Plus tard, leur père paraplégique et alcoolique meurt à son tour. Grace et Gilbert sont alors arrachés l’un à l’autre et envoyés aux deux bouts de l’Australie. Alors que Gilbert atterrit dans une famille de fanatiques religieux, les malheurs continuent pour Grace, qui a pour seules amies l’escargot Sylvia et une octogénaire excentrique prénommée Pinky.
Traits du visage tirés vers le bas, grands yeux tristes, vêtements sombres: l’univers visuel et la palette graphique terne utilisés dans «Memoir of a Snail» collent parfaitement au récit morose qu’il raconte. Du scénario à l’écran, le long métrage d’1h30 a pris huit ans à se faire. Sept animateurs ont travaillé durant huit mois sur le tournage, produisant chacun une dizaine de secondes par jour. Plus de 200 personnages, environ 200 décors et 5000 accessoires ont été fabriqués à la main de manière traditionnelle et aucune image du film n’a été générée par ordinateur.

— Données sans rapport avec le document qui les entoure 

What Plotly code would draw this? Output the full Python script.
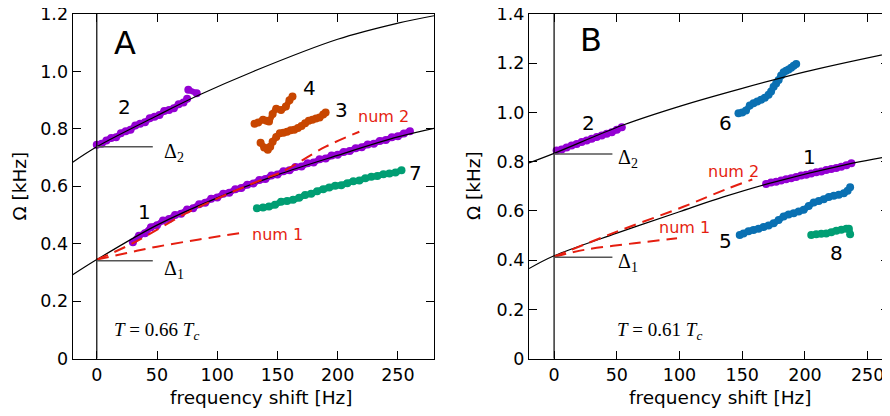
import plotly.graph_objects as go

# ---------------- data: panel A ----------------
a_up_x = [-20, 0, 50, 84, 130, 200, 250, 280]
a_up_y = [0.684, 0.738, 0.846, 0.916, 1.0, 1.112, 1.168, 1.194]
a_lo_x = [-20, 0, 50, 100, 150, 200, 250, 280]
a_lo_y = [0.292, 0.345, 0.465, 0.560, 0.640, 0.708, 0.772, 0.802]
a_num1_x = [0, 25, 50, 85, 123]
a_num1_y = [0.345, 0.368, 0.390, 0.415, 0.440]
a_num2_x = [0, 30, 74, 110, 140, 154, 190, 218]
a_num2_y = [0.345, 0.402, 0.506, 0.576, 0.628, 0.651, 0.738, 0.790]

a2_x = [0, 4, 8, 12, 16, 20, 24, 28, 32, 36, 40, 44, 48, 52, 56, 60, 64, 68, 72, 75]
a2_y = [0.745, 0.748, 0.760, 0.768, 0.771, 0.785, 0.792, 0.797, 0.812, 0.818,
        0.823, 0.837, 0.842, 0.848, 0.862, 0.866, 0.872, 0.886, 0.892, 0.905]
a2_out_x = [76, 83]
a2_out_y = [0.936, 0.924]
a1_x = [30, 35, 40, 45, 50, 55, 60, 65, 70, 75, 80, 85, 90, 95, 100, 105, 110, 115,
        120, 125, 130, 135, 140, 145, 150, 155, 160, 165, 170, 175, 180, 185, 190,
        195, 200, 205, 210, 215, 220, 225, 230, 235, 240, 245, 250, 255, 260]
a1_y = [0.405, 0.428, 0.437, 0.458, 0.465, 0.481, 0.486, 0.500, 0.505, 0.519,
        0.524, 0.538, 0.543, 0.557, 0.561, 0.574, 0.578, 0.590, 0.594, 0.606,
        0.610, 0.622, 0.626, 0.638, 0.641, 0.653, 0.656, 0.667, 0.669, 0.680,
        0.683, 0.694, 0.697, 0.707, 0.710, 0.720, 0.723, 0.733, 0.736, 0.746,
        0.748, 0.758, 0.761, 0.771, 0.774, 0.784, 0.792]
a4_x = [131, 134, 138, 141, 143, 146, 149, 153, 157, 160, 162.5]
a4_y = [0.818, 0.822, 0.832, 0.828, 0.826, 0.852, 0.870, 0.866, 0.878, 0.900, 0.913]
a3_x = [136, 139, 142, 144, 146, 149, 152, 155, 158, 161, 164, 167, 170, 173, 176,
        179, 182, 185, 188, 190]
a3_y = [0.752, 0.735, 0.727, 0.738, 0.755, 0.772, 0.785, 0.787, 0.790, 0.795,
        0.797, 0.803, 0.810, 0.820, 0.828, 0.832, 0.836, 0.840, 0.850, 0.857]
a7_x = [133, 138, 143, 148, 153, 158, 163, 168, 173, 178, 183, 188, 193, 198, 203,
        208, 213, 218, 223, 228, 233, 238, 243, 248, 253]
a7_y = [0.524, 0.526, 0.530, 0.536, 0.546, 0.549, 0.553, 0.560, 0.570, 0.574,
        0.583, 0.590, 0.596, 0.602, 0.604, 0.611, 0.618, 0.620, 0.628, 0.633,
        0.636, 0.642, 0.645, 0.648, 0.656]

# ---------------- data: panel B ----------------
b_up_x = [-20, 0, 55, 100, 150, 200, 267]
b_up_y = [0.795, 0.834, 0.949, 1.025, 1.098, 1.165, 1.240]
b_lo_x = [-20, 0, 50, 100, 135, 170, 238, 267]
b_lo_y = [0.366, 0.418, 0.510, 0.597, 0.657, 0.710, 0.794, 0.822]
b_num1_x = [0, 24, 64, 98]
b_num1_y = [0.414, 0.442, 0.469, 0.489]
b_num2_x = [0, 50, 103, 138, 158]
b_num2_y = [0.414, 0.516, 0.617, 0.690, 0.728]

b2_x = [2, 6, 10, 14, 18, 22, 26, 30, 34, 38, 42, 46, 50, 54]
b2_y = [0.846, 0.850, 0.858, 0.866, 0.872, 0.880, 0.886, 0.893, 0.900, 0.907,
        0.914, 0.920, 0.930, 0.940]
b6_x = [147, 150, 153, 156, 159, 162, 165, 168, 171, 173, 175, 177, 179, 181, 183,
        185, 187, 189, 191, 193]
b6_y = [0.997, 1.000, 1.008, 1.028, 1.038, 1.045, 1.052, 1.060, 1.072, 1.085,
        1.105, 1.118, 1.132, 1.150, 1.163, 1.170, 1.175, 1.182, 1.190, 1.197]
b1_x = [169, 173, 177, 181, 185, 189, 193, 197, 201, 205, 209, 213, 217, 221, 225,
        229, 233, 237]
b1_y = [0.710, 0.716, 0.719, 0.724, 0.729, 0.733, 0.738, 0.744, 0.747, 0.752,
        0.757, 0.760, 0.766, 0.770, 0.775, 0.780, 0.786, 0.794]
b5_x = [148, 151, 155, 159, 163, 167, 171, 175, 179, 183, 187, 191, 195, 199, 203,
        207, 211, 215, 219, 223, 227, 231, 234, 236]
b5_y = [0.502, 0.508, 0.518, 0.523, 0.528, 0.535, 0.541, 0.550, 0.563, 0.578,
        0.586, 0.591, 0.598, 0.605, 0.620, 0.634, 0.640, 0.648, 0.657, 0.662,
        0.666, 0.672, 0.682, 0.696]
b8_x = [205, 209, 213, 217, 221, 225, 229, 233, 235, 236]
b8_y = [0.502, 0.505, 0.507, 0.509, 0.514, 0.520, 0.524, 0.528, 0.528, 0.505]

x_ticks = [0, 50, 100, 150, 200, 250]
x_tick_text = ["0", "50", "100", "150", "200", "250"]
ya_ticks = [0, 0.2, 0.4, 0.6, 0.8, 1.0, 1.2]
ya_tick_text = ["0", "0.2", "0.4", "0.6", "0.8", "1.0", "1.2"]
yb_ticks = [0, 0.2, 0.4, 0.6, 0.8, 1.0, 1.2, 1.4]
yb_tick_text = ["0", "0.2", "0.4", "0.6", "0.8", "1.0", "1.2", "1.4"]

PURPLE = "#9400D3"
ORANGE = "#C84600"
GREEN = "#009E73"
BLUE = "#0A70B2"
RED = "#E51E10"
SANS = "DejaVu Sans"
SERIF = "Liberation Serif"

# the page has an 8px body margin: figure is 882x408 placed at (8, 8)
W, H, OFF = 882, 408, 8


def px_x(p):
    return (p - OFF) / W


def px_y(p):
    return (H - (p - OFF)) / H


fig = go.Figure()


def band(x, y, color, xa, ya, mode="lines+markers"):
    fig.add_trace(go.Scatter(x=x, y=y, mode=mode, xaxis=xa, yaxis=ya,
                             line=dict(color=color, width=6, shape="spline"),
                             marker=dict(color=color, size=8),
                             hoverinfo="skip", showlegend=False))


def curve(x, y, xa, ya, color="black", width=1.2, dash=None):
    fig.add_trace(go.Scatter(x=x, y=y, mode="lines", xaxis=xa, yaxis=ya,
                             line=dict(color=color, width=width, shape="spline", dash=dash),
                             hoverinfo="skip", showlegend=False))


# panel A
band(a2_x, a2_y, PURPLE, "x", "y")
band(a2_out_x, a2_out_y, PURPLE, "x", "y")
band(a1_x, a1_y, PURPLE, "x", "y")
band(a4_x, a4_y, ORANGE, "x", "y")
band(a3_x, a3_y, ORANGE, "x", "y")
band(a7_x, a7_y, GREEN, "x", "y")
curve(a_up_x, a_up_y, "x", "y")
curve(a_lo_x, a_lo_y, "x", "y")
curve(a_num1_x, a_num1_y, "x", "y", color=RED, width=2, dash="12px,7px")
curve(a_num2_x, a_num2_y, "x", "y", color=RED, width=2, dash="12px,7px")

# panel B
band(b2_x, b2_y, PURPLE, "x2", "y2")
band(b6_x, b6_y, BLUE, "x2", "y2")
band(b1_x, b1_y, PURPLE, "x2", "y2")
band(b5_x, b5_y, BLUE, "x2", "y2")
band(b8_x, b8_y, GREEN, "x2", "y2")
curve(b_up_x, b_up_y, "x2", "y2")
curve(b_lo_x, b_lo_y, "x2", "y2")
curve(b_num1_x, b_num1_y, "x2", "y2", color=RED, width=2, dash="12px,7px")
curve(b_num2_x, b_num2_y, "x2", "y2", color=RED, width=2, dash="12px,7px")

shapes = []
for xr, yr, top, d2, d1 in [("x", "y", 1.2, 0.738, 0.341), ("x2", "y2", 1.4, 0.831, 0.412)]:
    shapes.append(dict(type="line", xref=xr, yref=yr, x0=0, x1=0, y0=0, y1=top,
                       line=dict(color="black", width=1.2)))
    shapes.append(dict(type="line", xref=xr, yref=yr, x0=0, x1=46.5, y0=d2, y1=d2,
                       line=dict(color="#555555", width=1.5)))
    shapes.append(dict(type="line", xref=xr, yref=yr, x0=0, x1=46.5, y0=d1, y1=d1,
                       line=dict(color="#555555", width=1.5)))

ann = []


def label(text, x, y, xr, yr, size=20, color="black", family=SANS):
    ann.append(dict(text=text, x=x, y=y, xref=xr, yref=yr, showarrow=False,
                    font=dict(size=size, color=color, family=family),
                    xanchor="center", yanchor="middle"))


# panel A labels
label("A", 23.4, 1.099, "x", "y", size=32)
label("2", 23.4, 0.877, "x", "y")
label("1", 40, 0.511, "x", "y")
label("4", 176.3, 0.942, "x", "y")
label("3", 203.5, 0.866, "x", "y")
label("7", 264.5, 0.646, "x", "y")
label("num 2", 237.8, 0.842, "x", "y", size=16, color=RED)
label("num 1", 149.8, 0.432, "x", "y", size=16, color=RED)
label("Δ<sub>2</sub>", 64, 0.719, "x", "y", size=20, family=SERIF)
label("Δ<sub>1</sub>", 64, 0.312, "x", "y", size=20, family=SERIF)
label("<i>T</i> = 0.66 <i>T</i><sub><i>c</i></sub>", 49.4, 0.096, "x", "y", size=19, family=SERIF)

# panel B labels
label("B", 29.2, 1.294, "x2", "y2", size=32)
label("2", 27.8, 0.956, "x2", "y2")
label("6", 136.5, 0.956, "x2", "y2")
label("1", 204, 0.820, "x2", "y2")
label("5", 136.5, 0.477, "x2", "y2")
label("8", 225.3, 0.429, "x2", "y2")
label("num 2", 142.8, 0.760, "x2", "y2", size=16, color=RED)
label("num 1", 103.9, 0.531, "x2", "y2", size=16, color=RED)
label("Δ<sub>2</sub>", 59, 0.812, "x2", "y2", size=20, family=SERIF)
label("Δ<sub>1</sub>", 59, 0.391, "x2", "y2", size=20, family=SERIF)
label("<i>T</i> = 0.61 <i>T</i><sub><i>c</i></sub>", 84, 0.111, "x2", "y2", size=19, family=SERIF)

# axis titles
for cx in [261.5, 720.5]:
    ann.append(dict(text="frequency shift [Hz]", x=px_x(cx), y=px_y(397), xref="paper",
                    yref="paper", showarrow=False, xanchor="center", yanchor="middle",
                    font=dict(size=18.5, family=SANS, color="black")))
for cx in [18.5, 473]:
    ann.append(dict(text="Ω [kHz]", x=px_x(cx), y=px_y(186), xref="paper", yref="paper",
                    showarrow=False, xanchor="center", yanchor="middle", textangle=-90,
                    font=dict(size=18.5, family=SANS, color="black")))

axis_common = dict(showgrid=False, zeroline=False, showline=True, linecolor="black",
                   linewidth=1.3, mirror="ticks", ticks="inside", ticklen=8,
                   tickcolor="black", tickwidth=1.2, automargin=False,
                   ticklabeloverflow="allow",
                   tickfont=dict(size=17.5, family=SANS, color="black"))

ydom = [px_y(358.7), px_y(14)]
fig.update_layout(
    width=W, height=H, margin=dict(l=0, r=0, t=0, b=0, autoexpand=False),
    plot_bgcolor="white", paper_bgcolor="white",
    xaxis=dict(domain=[px_x(72.7), px_x(434)], range=[-20, 280], tickvals=x_ticks,
               ticktext=x_tick_text, anchor="y", **axis_common),
    yaxis=dict(domain=ydom, range=[0, 1.2], tickvals=ya_ticks, ticktext=ya_tick_text,
               anchor="x", **axis_common),
    xaxis2=dict(domain=[px_x(529), px_x(889)], range=[-20, 267], tickvals=x_ticks,
                ticktext=x_tick_text, anchor="y2", **axis_common),
    yaxis2=dict(domain=ydom, range=[0, 1.4], tickvals=yb_ticks, ticktext=yb_tick_text,
                anchor="x2", **axis_common),
    shapes=shapes, annotations=ann,
)

fig.write_html("out.html")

Le feu a par exemple été fabriqué avec du cellophane jaune, et la fumée avec du coton.
Chronique tragique et cruelle, toutefois dotée d’humour noir et d’une once d’espoir, «Memoir of a Snail» est de ces œuvres qui embarquent, qui captivent, et dont l’on se souviendra probablement longtemps. L’atypique Grace provoque immédiatement l’empathie, tout comme le doux Gilbert et la joyeuse Pinky, la seule à croquer la vie à pleines dents. C’est elle qui apportera par petites doses joie et espoir salvateur. À la coquille d’escargot comme refuge, pour se cacher, pour devenir invisible, succèdera ainsi l’envie de se battre contre les cages, celles dans lesquelles on nous enferme, mais surtout celles que l’on crée soi-même.